Philadelphia businesswoman and philanthropist

Marsha Perelman Reines is a businesswoman and philanthropist from Philadelphia.

== Early life and education ==
She was born in Canton, Ohio. She graduated from Northwestern University with a BA and received her master’s degree from the University of Pennsylvania.

== Career ==
Perelman started her career in the energy business at Buckeye Pipe Line Company as one of the company’s first female executives, followed by co-founding Clearfield Energy and serving on the boards of two NYSE energy companies: Penn Virginia Corporation, and PVR Partners, L.P. (NYSE:PVR) prior to its acquisition.

Perelman worked in the energy industry for over 30 years with companies including Buckeye Pipe Line; Clearfield Energy, of which she was a founder; O'Brien Philadelphia Cogen, which she acquired from O'Brien Energy; and Sempra Energy.

== Philanthropy ==
She is chair emerita of the board of trustees of the Franklin Institute, helping to build the organization into one of the premier science centers during her eight-year tenure as board chair. She led the Institute’s Inspire Science campaign, raising $65.2 million for projects including the construction of the Nicholas and Athena Karabots Pavilion, a 53,000-foot addition.
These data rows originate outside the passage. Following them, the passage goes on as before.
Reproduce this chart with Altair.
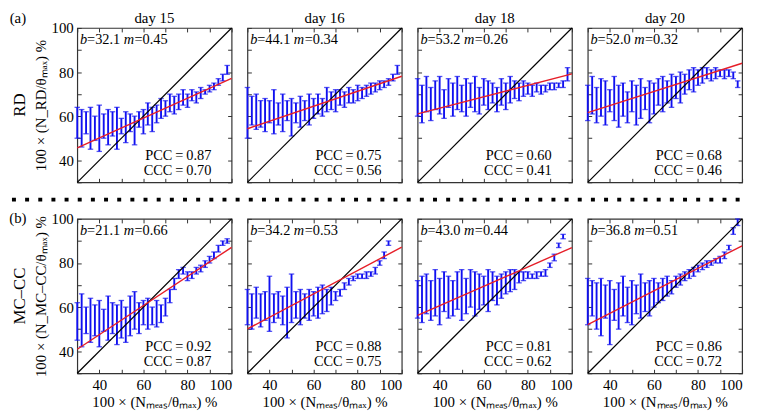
import altair as alt
import pandas as pd

# ---------------- data ----------------
X = [30, 32, 34, 36, 38, 40, 42, 44, 46, 48, 50, 52, 54, 56, 58, 60, 62, 64,
     66, 68, 70, 72, 74, 76, 78, 80, 82, 84, 86, 88, 90, 92, 94, 96, 98]

RD15_LO = [50, 46, 52, 45, 49, 44, 50, 47, 51, 45, 52, 48, 53, 47, 55, 52, 56, 53,
           57, 59, 60, 62, 61, 63, 65, 64, 67, 66, 68, 70, 71, 72, 74, 76, 79]
RD15_HI = [64, 63, 62, 64, 60, 65, 61, 63, 62, 64, 59, 62, 61, 60, 62, 63, 66, 64,
           65, 68, 67, 70, 69, 70, 72, 70, 72, 71, 73, 72, 74, 75, 77, 79, 83]

RD16_LO = [50, 56, 54, 55, 53, 57, 52, 56, 53, 58, 51, 57, 55, 58, 56, 59, 61, 60,
           62, 63, 62, 65, 64, 66, 66, 67, 68, 69, 70, 71, 72, 73, 74, 76, 79]
RD16_HI = [73, 69, 70, 67, 68, 67, 72, 66, 70, 67, 68, 66, 69, 67, 70, 68, 70, 68,
           73, 71, 72, 72, 71, 73, 72, 74, 73, 74, 75, 75, 76, 76, 77, 79, 83]

RD18_LO = [60, 57, 62, 58, 63, 61, 59, 64, 60, 63, 62, 60, 64, 62, 61, 65, 63, 66,
           62, 65, 63, 66, 68, 67, 69, 70, 69, 71, 70, 71, 72, 72, 73, 73, 76]
RD18_HI = [77, 74, 78, 73, 76, 78, 72, 77, 75, 78, 74, 77, 75, 78, 73, 77, 76, 75,
           73, 77, 75, 78, 76, 75, 76, 75, 74, 75, 74, 74, 75, 75, 75, 76, 82]

RD20_LO = [58, 61, 57, 60, 56, 62, 58, 55, 60, 57, 62, 56, 59, 63, 57, 61, 65, 62,
           66, 64, 68, 66, 70, 72, 71, 74, 75, 77, 76, 77, 78, 77, 78, 77, 73]
RD20_HI = [74, 78, 73, 77, 76, 72, 78, 74, 75, 71, 76, 74, 77, 73, 76, 75, 77, 78,
           76, 79, 78, 80, 79, 81, 82, 81, 82, 82, 81, 82, 81, 81, 81, 80, 76]

MC15_LO = [45, 42, 48, 44, 47, 42, 49, 45, 48, 43, 46, 44, 47, 50, 48, 52, 50, 52,
           51, 53, 56, 62, 68, 73, 75, 72, 73, 75, 76, 78, 80, 82, 85, 88, 89]
MC15_HI = [62, 66, 60, 64, 61, 63, 59, 65, 62, 61, 63, 60, 65, 67, 62, 63, 64, 60,
           63, 61, 64, 68, 73, 77, 78, 76, 76, 78, 79, 81, 83, 85, 88, 90, 91]

MC16_LO = [52, 50, 55, 51, 54, 49, 53, 55, 52, 46, 53, 55, 52, 55, 54, 56, 55, 57,
           58, 61, 63, 65, 68, 70, 72, 73, 73, 73, 74, 75, 79, 82, 88, None, None]
MC16_HI = [68, 66, 69, 66, 67, 74, 66, 67, 65, 69, 75, 67, 68, 66, 68, 67, 69, 70,
           68, 69, 67, 68, 71, 73, 74, 75, 75, 76, 76, 78, 81, 85, 90, None, None]

MC18_LO = [55, 53, 57, 54, 56, 52, 58, 55, 56, 59, 54, 57, 60, 56, 59, 61, 58, 63,
           61, 64, 66, 67, 68, 71, 72, 73, 73, 73, 74, 74, 78, 81, 87, 91, None]
MC18_HI = [72, 74, 75, 72, 77, 73, 76, 74, 72, 76, 77, 73, 77, 76, 75, 74, 77, 76,
           74, 75, 76, 77, 77, 76, 76, 76, 75, 76, 76, 77, 80, 84, 89, 93, None]

MC20_LO = [52, 56, 50, 47, 55, 43, 54, 50, 56, 53, 52, 57, 55, 58, 56, 60, 62, 63,
           65, 66, 69, 70, 72, 73, 74, 76, 77, 78, 79, 80, 80, 82, 86, 93, 97]
MC20_HI = [73, 72, 71, 73, 70, 72, 68, 71, 74, 69, 72, 70, 75, 71, 72, 73, 71, 73,
           74, 72, 74, 75, 76, 77, 78, 79, 80, 81, 81, 82, 83, 85, 88, 96, 100]

DAYS = ["day 15", "day 16", "day 18", "day 20"]
ROW_NAMES = ["RD", "MC\u2013CC"]
ROW_TAGS = ["(a)", "(b)"]
Y_TITLES = ["100 \u00d7 (N_RD/\u03b8\u2098\u2090\u2093) %",
            "100 \u00d7 (N_MC\u2013CC/\u03b8\u2098\u2090\u2093) %"]
X_TITLE = "100 \u00d7 (N\u2098\u2091\u2090\u209b/\u03b8\u2098\u2090\u2093) %"

LOS = [[RD15_LO, RD16_LO, RD18_LO, RD20_LO], [MC15_LO, MC16_LO, MC18_LO, MC20_LO]]
HIS = [[RD15_HI, RD16_HI, RD18_HI, RD20_HI], [MC15_HI, MC16_HI, MC18_HI, MC20_HI]]
B_VALS = [[32.1, 44.1, 53.2, 52.0], [21.1, 34.2, 43.0, 36.8]]
M_VALS = [[0.45, 0.34, 0.26, 0.32], [0.66, 0.53, 0.44, 0.51]]
PCC_VALS = [[0.87, 0.75, 0.60, 0.68], [0.92, 0.88, 0.81, 0.86]]
CCC_VALS = [[0.70, 0.56, 0.41, 0.46], [0.87, 0.75, 0.62, 0.72]]

DOMAIN = [30, 100]
TICKS = [30, 40, 50, 60, 70, 80, 90, 100]
DIAG = [30, 100]
FIT_X = [30, 100]

# ---------------- style ----------------
FONT = "Liberation Serif"
BLUE = "#1010f0"
RED = "#e61e28"
W, H = 156, 156
FS = 14.5
COL_GAP, ROW_GAP = 16, 37


def sx(v):
    return (v - DOMAIN[0]) / (DOMAIN[1] - DOMAIN[0]) * W


def sy(v):
    return H - (v - DOMAIN[0]) / (DOMAIN[1] - DOMAIN[0]) * H


LABEL_EXPR = "datum.value % 20 === 0 ? datum.label : ''"
ONE = pd.DataFrame({"k": [0]})


def txt(s, px, py, **kw):
    opts = dict(font=FONT, fontSize=FS, color="black", baseline="middle", align="left")
    opts.update(kw)
    return alt.Chart(ONE).mark_text(**opts).encode(
        x=alt.value(px), y=alt.value(py), text=alt.value(s))


def panel(r, c):
    df = pd.DataFrame({"x": X, "lo": LOS[r][c], "hi": HIS[r][c]}).dropna()
    xs = alt.Scale(domain=DOMAIN, nice=False, zero=False)
    ys = alt.Scale(domain=DOMAIN, nice=False, zero=False)

    common = dict(values=TICKS, offset=-4, tickSize=4, domain=False, grid=False,
                  minExtent=0)
    x_axis = alt.Axis(labelExpr=LABEL_EXPR, labels=(r == 1),
                      title=(X_TITLE if r == 1 else ""), labelPadding=4, titlePadding=3,
                      **common)
    y_axis = alt.Axis(labelExpr=LABEL_EXPR, labels=(c == 0),
                      title=(Y_TITLES[r] if c == 0 else ""), labelPadding=4, titlePadding=3,
                      **common)
    top_axis = alt.Axis(orient="top", labels=False, title="", maxExtent=0, **common)
    right_axis = alt.Axis(orient="right", labels=False, title="", maxExtent=0, **common)

    base = alt.Chart(df)
    rules = base.mark_rule(color=BLUE, strokeWidth=1.9).encode(
        x=alt.X("x:Q", scale=xs, axis=x_axis),
        y=alt.Y("lo:Q", scale=ys, axis=y_axis),
        y2="hi:Q")
    cap_hi = base.mark_tick(color=BLUE, orient="horizontal", size=5.5, thickness=1.3).encode(
        x=alt.X("x:Q", scale=xs, axis=None), y=alt.Y("hi:Q", scale=ys, axis=None))
    cap_lo = base.mark_tick(color=BLUE, orient="horizontal", size=5.5, thickness=1.3).encode(
        x=alt.X("x:Q", scale=xs, axis=None), y=alt.Y("lo:Q", scale=ys, axis=None))

    diag = alt.Chart(pd.DataFrame({"x": DIAG, "y": DIAG})).mark_line(
        color="black", strokeWidth=1.2).encode(
        x=alt.X("x:Q", scale=xs, axis=top_axis),
        y=alt.Y("y:Q", scale=ys, axis=right_axis))

    b, m = B_VALS[r][c], M_VALS[r][c]
    fit_df = pd.DataFrame({"x": FIT_X, "y": [b + m * v for v in FIT_X]})
    fit = alt.Chart(fit_df).mark_line(color=RED, strokeWidth=1.4).encode(
        x=alt.X("x:Q", scale=xs, axis=None), y=alt.Y("y:Q", scale=ys, axis=None))

    tx, ty = sx(31.3), sy(94.7)
    texts = [
        txt("b", tx, ty, fontStyle="italic"),
        txt(f"={b:.1f}", tx + 7, ty),
        txt("m", tx + 44, ty, fontStyle="italic"),
        txt(f"={m:.2f}", tx + 55, ty),
        txt(f"PCC\u2009=\u2009{PCC_VALS[r][c]:.2f}", sx(90.8), sy(41.8), align="right"),
        txt(f"CCC\u2009=\u2009{CCC_VALS[r][c]:.2f}", sx(90.8), sy(35.2), align="right"),
    ]
    if r == 0:
        texts.append(txt(DAYS[c], W / 2, -10, align="center", fontSize=15))
    if c == 0:
        texts.append(txt(ROW_TAGS[r], -60, -10 if r == 0 else -1, align="center", fontSize=15))
        texts.append(txt(ROW_NAMES[r], -58, H / 2, align="center", fontSize=17, angle=270))
        if r == 0:
            sep = alt.Chart(ONE).mark_rule(color="black", strokeWidth=4, strokeDash=[4, 9.3]).encode(
                x=alt.value(-66), x2=alt.value(4 * W + 3 * COL_GAP + 6),
                y=alt.value(H + ROW_GAP / 2 - 1))
            texts.append(sep)

    return alt.layer(rules, cap_hi, cap_lo, diag, fit, *texts).resolve_axis(
        x="independent", y="independent").properties(width=W, height=H)


panels = [panel(r, c) for r in range(2) for c in range(4)]

chart = alt.concat(
    *panels, columns=4, bounds="flush",
    spacing=alt.RowColnumber(row=ROW_GAP, column=COL_GAP)
).configure(
    padding=0
).configure_view(
    stroke="#333333", strokeWidth=1.2
).configure_axis(
    labelFont=FONT, labelFontSize=15, labelColor="black", tickColor="#333333",
    titleFont=FONT, titleFontSize=15, titleFontWeight="normal", titleColor="black"
)

chart.save("out.html", embed_options={"renderer": "svg", "actions": False})
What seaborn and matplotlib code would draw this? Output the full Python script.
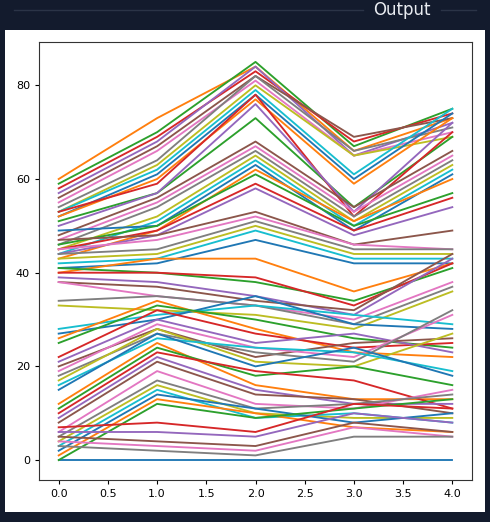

Currently she serves as chair of Calder Gardens, set to open in 2025, which will highlight the sculptures and paintings of the Philadelphia artist Alexander Calder.

She is active locally and nationally on animal welfare issues; she served as chair of the American Society for the Prevention of Cruelty to Animals, is a founding Board member of Project Chimps, co-chair of ACCT Philly and a member of the Pennsylvania Dog Law Advisory Board, where she led the effort to pass Pennsylvania’s first puppy mill law. She was previously on the board of directors and vice chair of the Humane Society of the United States.

Named one of Philadelphia's top 100 connectors by Leadership Philadelphia, she previously also served as chair of the Philadelphia Community Advisory Council of the Knight Foundation and was on the board of directors of the Greater Philadelphia Tourism Marketing Corporation (Visit Philadelphia), the Hirshhorn Museum and Sculpture Garden, the Bryn Mawr Film Institute, the fund for the school district where she served as vice chair, and the Philadelphia Zoo, where she served as acting president and CEO before returning to the board as vice chair.

Perelman served on the Board of Directors of the Free Library of Philadelphia in 2019.

In 2023, Perelman was one of ten women named to the Distinguished Daughters of Pennsylvania Class of 2023 in recognition of her service and contributions to Pennsylvania.

== Personal life ==
She and her husband Jeffrey E. Perelman live in Wynnewood, Pennsylvania. They have a daughter, Ali Perelman.

They were named a top 200 collector by ARTnews.